During last week’s Copy Savvy webinar one question posed by all participants was more or less this: “How do we write appropriately for online communications – website, social media and eNewsletters – as compared to print? What should we do differently?”
This is a logical concern which implies that writers should write differently for different media as they have different qualities. This is true, though we think it misses one consideration that is even more important: audience.
We’ve included some tips for online writing below but here’s our point:
The tone you use, the issues you raise and the content you publish should be primarily influenced by your purposes and the audience at which you are aiming; not the medium.
Let’s compare writing a brochure for your broad-based disability service and writing online copy. The brochure will end up in GP waiting rooms, on the trestle table at community expos and on your reception desk. Yes the fact that it is a brochure will influence how you write. More influential though, should be the broad audience to which you are speaking, which has very little awareness of you and very little demonstrated commitment to you. This audience is largely chancing across your information so write accordingly.

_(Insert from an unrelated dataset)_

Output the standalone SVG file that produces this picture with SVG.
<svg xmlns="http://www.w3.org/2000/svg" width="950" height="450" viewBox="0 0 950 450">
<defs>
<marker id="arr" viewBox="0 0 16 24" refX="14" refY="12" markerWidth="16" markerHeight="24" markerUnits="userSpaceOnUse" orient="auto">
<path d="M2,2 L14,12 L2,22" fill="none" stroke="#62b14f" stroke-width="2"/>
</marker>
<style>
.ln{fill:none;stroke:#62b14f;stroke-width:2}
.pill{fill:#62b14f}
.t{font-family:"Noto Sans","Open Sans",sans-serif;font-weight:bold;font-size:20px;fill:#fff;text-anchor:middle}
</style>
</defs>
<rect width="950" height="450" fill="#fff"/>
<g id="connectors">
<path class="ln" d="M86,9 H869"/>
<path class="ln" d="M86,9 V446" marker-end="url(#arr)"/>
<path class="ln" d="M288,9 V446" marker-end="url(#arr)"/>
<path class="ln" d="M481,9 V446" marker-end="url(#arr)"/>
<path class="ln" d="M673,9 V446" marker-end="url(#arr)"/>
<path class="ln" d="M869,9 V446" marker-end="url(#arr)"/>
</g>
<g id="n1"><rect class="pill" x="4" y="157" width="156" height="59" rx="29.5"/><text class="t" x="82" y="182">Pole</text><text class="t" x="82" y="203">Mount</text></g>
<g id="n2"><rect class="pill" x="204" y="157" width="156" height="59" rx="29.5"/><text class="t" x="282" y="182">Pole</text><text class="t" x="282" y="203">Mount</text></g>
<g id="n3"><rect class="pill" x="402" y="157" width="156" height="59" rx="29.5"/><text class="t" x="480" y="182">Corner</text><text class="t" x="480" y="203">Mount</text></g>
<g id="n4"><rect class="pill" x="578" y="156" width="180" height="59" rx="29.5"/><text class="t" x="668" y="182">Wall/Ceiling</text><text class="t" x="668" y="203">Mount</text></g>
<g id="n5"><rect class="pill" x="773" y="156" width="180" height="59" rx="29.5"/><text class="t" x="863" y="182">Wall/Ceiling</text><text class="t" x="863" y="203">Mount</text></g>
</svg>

People visiting your website are there by choice. You can presume some interest in your content, some connection to your cause albeit fleeting. Depending on the page they are visiting you may be able to assume that they are people with a disability looking for a service, carers of people with a disability, people looking to work at your organisation or prospective donors. Each audience should be addressed with a different tone. Changing tone for each audience is more important than changing tone for the medium.

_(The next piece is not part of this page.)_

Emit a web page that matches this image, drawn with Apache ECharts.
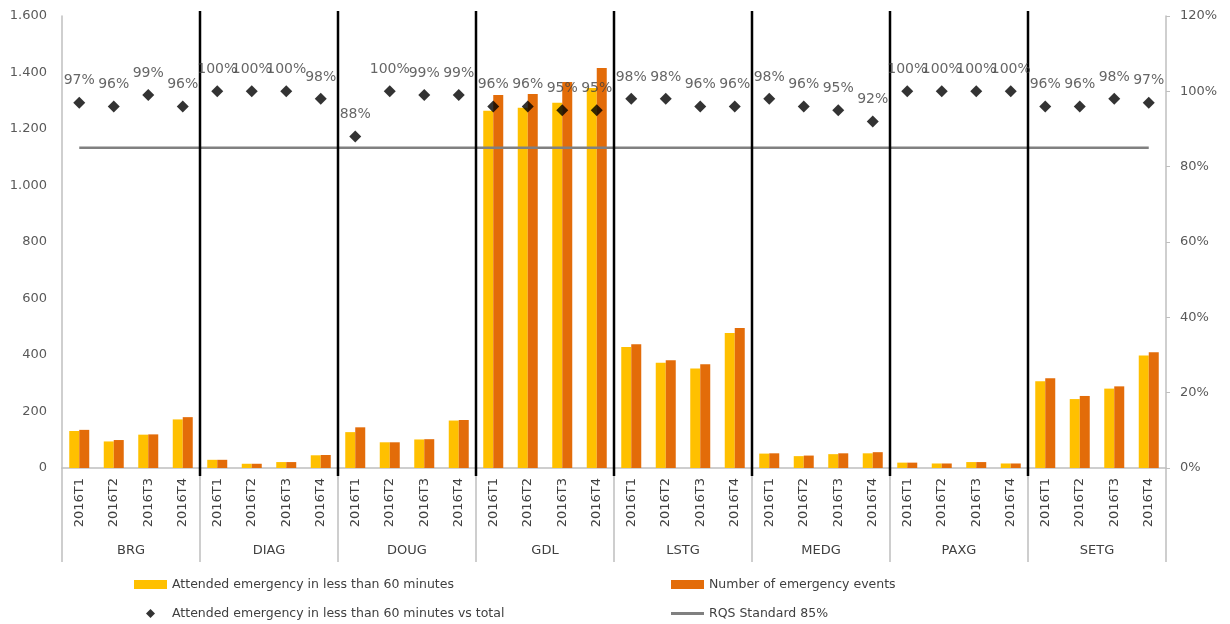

Look at your website. Does the tone change from section to section to reflect the audience? There should be no one single audience for your website.
Progressing from websites to more social media such as Facebook, eNewsletters or Twitter the audience changes again as much as the media. People who choose to befriend or befollow* you have demonstrated an active interest in you. To some degree these audiences share your concerns, so talk to them in a manner befitting a friend or colleague. You can expect some support, some emotional connection.

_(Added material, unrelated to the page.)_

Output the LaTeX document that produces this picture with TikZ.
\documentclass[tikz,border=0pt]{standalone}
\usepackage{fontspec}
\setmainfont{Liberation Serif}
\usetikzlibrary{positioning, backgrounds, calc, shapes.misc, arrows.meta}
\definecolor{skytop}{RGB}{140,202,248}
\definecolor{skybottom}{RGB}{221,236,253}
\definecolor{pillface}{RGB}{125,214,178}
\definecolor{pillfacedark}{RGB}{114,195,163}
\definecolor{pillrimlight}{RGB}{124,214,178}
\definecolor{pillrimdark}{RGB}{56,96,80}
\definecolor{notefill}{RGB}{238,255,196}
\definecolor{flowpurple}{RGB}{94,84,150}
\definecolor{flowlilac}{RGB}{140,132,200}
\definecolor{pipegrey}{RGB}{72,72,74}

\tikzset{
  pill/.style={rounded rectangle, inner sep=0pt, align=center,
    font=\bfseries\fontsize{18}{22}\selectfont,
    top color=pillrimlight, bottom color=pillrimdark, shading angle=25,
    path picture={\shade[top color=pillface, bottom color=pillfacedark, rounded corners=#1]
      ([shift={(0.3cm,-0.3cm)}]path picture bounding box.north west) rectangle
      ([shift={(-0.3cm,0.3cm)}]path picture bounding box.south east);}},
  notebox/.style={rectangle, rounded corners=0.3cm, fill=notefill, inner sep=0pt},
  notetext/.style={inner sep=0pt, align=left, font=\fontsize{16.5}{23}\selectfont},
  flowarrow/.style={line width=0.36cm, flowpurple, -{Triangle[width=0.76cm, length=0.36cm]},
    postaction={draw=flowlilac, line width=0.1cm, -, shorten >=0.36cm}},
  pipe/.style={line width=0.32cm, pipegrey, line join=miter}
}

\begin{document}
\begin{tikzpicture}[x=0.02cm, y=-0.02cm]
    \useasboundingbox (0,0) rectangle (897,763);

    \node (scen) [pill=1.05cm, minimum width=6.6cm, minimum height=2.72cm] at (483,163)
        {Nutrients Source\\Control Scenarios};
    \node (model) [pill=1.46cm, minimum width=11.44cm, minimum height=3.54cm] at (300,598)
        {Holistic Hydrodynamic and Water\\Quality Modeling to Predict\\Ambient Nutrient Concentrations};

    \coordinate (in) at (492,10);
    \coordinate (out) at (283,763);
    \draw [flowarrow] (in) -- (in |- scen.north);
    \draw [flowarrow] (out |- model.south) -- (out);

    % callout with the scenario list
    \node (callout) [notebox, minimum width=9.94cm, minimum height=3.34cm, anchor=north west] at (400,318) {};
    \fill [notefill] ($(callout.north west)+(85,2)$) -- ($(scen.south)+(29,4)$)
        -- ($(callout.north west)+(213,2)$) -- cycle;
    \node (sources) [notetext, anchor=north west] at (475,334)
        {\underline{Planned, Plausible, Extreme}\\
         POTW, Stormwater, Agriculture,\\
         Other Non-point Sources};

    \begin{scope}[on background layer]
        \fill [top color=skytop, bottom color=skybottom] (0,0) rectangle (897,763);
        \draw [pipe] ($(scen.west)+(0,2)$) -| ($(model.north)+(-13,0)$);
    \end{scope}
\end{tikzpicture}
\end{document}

That said; of course there are some rules of thumb to apply to online writing.
Online attention spans are minimal so copy should be shorter. That said, Google likes 600-800 words a page as it believes these sites to be more genuine, more worthy of reference.
Search engine optimisation is key so write with your researched keywords in mind. (More about this in SEO Savvy 101 Thursday October 27). Use them early and often.
Use more images to bring your copy to life.
Change tone based on the section of the website for which you are writing. Are you trying to connect to donors, volunteers, job applicants, service users?
Utilise the ability to link to other articles and audio.
Why wouldn’t you utilise the ability to embed video?
You need to be genuinely committed to creating an ongoing flow of copy over time in the style of a magazine as we’ve written about previously.
Social media copy should be the most personal, passionate.
Your copy should read as if it come from a person not an organisation.
Social media is all about sharing content of mutual interest. Not shameless plugging.